Work is stressful, and the pressure it puts on us all provides added challenges in the workplace. Negativity can become rampant quickly if left unattended, and it's hard to battle negativity when it arrives. If not careful, it will affect your mind and your body.

As team lead of the art department, I've come up with several ways to provide positivity to keep our team going strong and to combat some of that negative thinking that comes with part of the job.


Every Thursday we have our weekly team meeting. One of the tasks we give to folks in the department is to give recognition to someone else either in the department or in the facility. The only downside to this is that the person receiving the recognition is never in the meeting, and it makes something positive go unheard. 

After our meeting, I have the person in charge of that week's recognition write a note of appreciation on a colourful piece of paper, and then I give it to that selected person. Writing a note (and not a generic e-mail) serves as a genuine approach to bring people closer together. It also, instead of verbal recognition, allows folks with social anxieties to still participate, and they can remain anonymous if need be.

The positive results: Another department was so happy with the notes that they have decided to do the same thing. The relationship between the sales and art departments have solidified, more art is being produced, and customer service has increased.


Birthdays can be easily glossed over by giving a simple "Happy Birthday" via e-mail or verbal. Go the extra mile, though. Folks want to feel like the belong where they work. Nothing communicates involvement better than celebrating their birthday with cake and a signed card. When there's a birthday in the department, we go out and buy a cake and a card, and at that weekly meeting, we "surprise" them with this treat.

The best part of this: everyone gets cake! The second best part: it humanizes everyone in the department simply through the act of eating cake. Everyone sits around the table, and for a few minutes out of our meeting and day, we laugh and we eat.

The positive results: The department has begun working as a team to help solve each other's problems instead of the cubicle isolation from past years. Artwork production numbers have increased. 


In the department, we created something at the beginning of every month to celebrate the previous: we give out Dundie Awards (based off of the television show The Office) in specific areas like “highest grossing jobs”, “fewest errors”, “best team leader”, and “most inclusive team member”. We throw on images and quotes from the television show and present these awards to different folks every month. It may sound kitschy, but the effects of the awards have impacted how our team functions. We communicate more. We help each other out with harder projects more than we have ever done. We now bet each other to see who can do more work and reduce errors. The awards have become an event, and we can’t wait to see who receives the next.

Added bonus: Create quarterly rewards based on the monthly results and give out prizes. Healthy competition can bring positive results.


I have made it a goal to try to send out at least one positive e-mail per day. It can be in the form of appreciation, of a compliment, or of a positive comment.

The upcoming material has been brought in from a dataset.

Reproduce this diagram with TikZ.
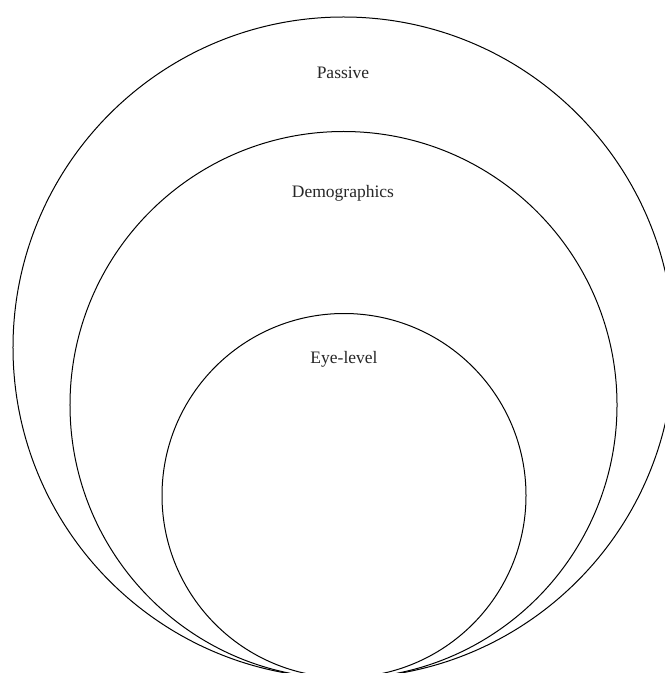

Sometimes it’s very hard considering the workload and various negative factors that weave in and out of our work days, but I try my best to send something out that helps the team and the office instead of something that can hinder their own way of thinking.

Some examples: "Nice job getting the numbers down today!" "Thank you for your help with this project, I appreciate your effort." "You are always such an awesome person. Thank you for that!"

I mainly do this to communicate openness to folks, that I am available at any time for any reason. I’d rather have people come to me for help than tiptoe around me. It makes the days easier to navigate when everyone is on your side.

Added bonus: Add on one positive verbal appreciation, compliment, or comment to your day. Sometimes an e-mail isn't enough to get through the day. Sometimes it's hard to articulate through e-mail. Try it verbally.

The positive results: People will want to work with you.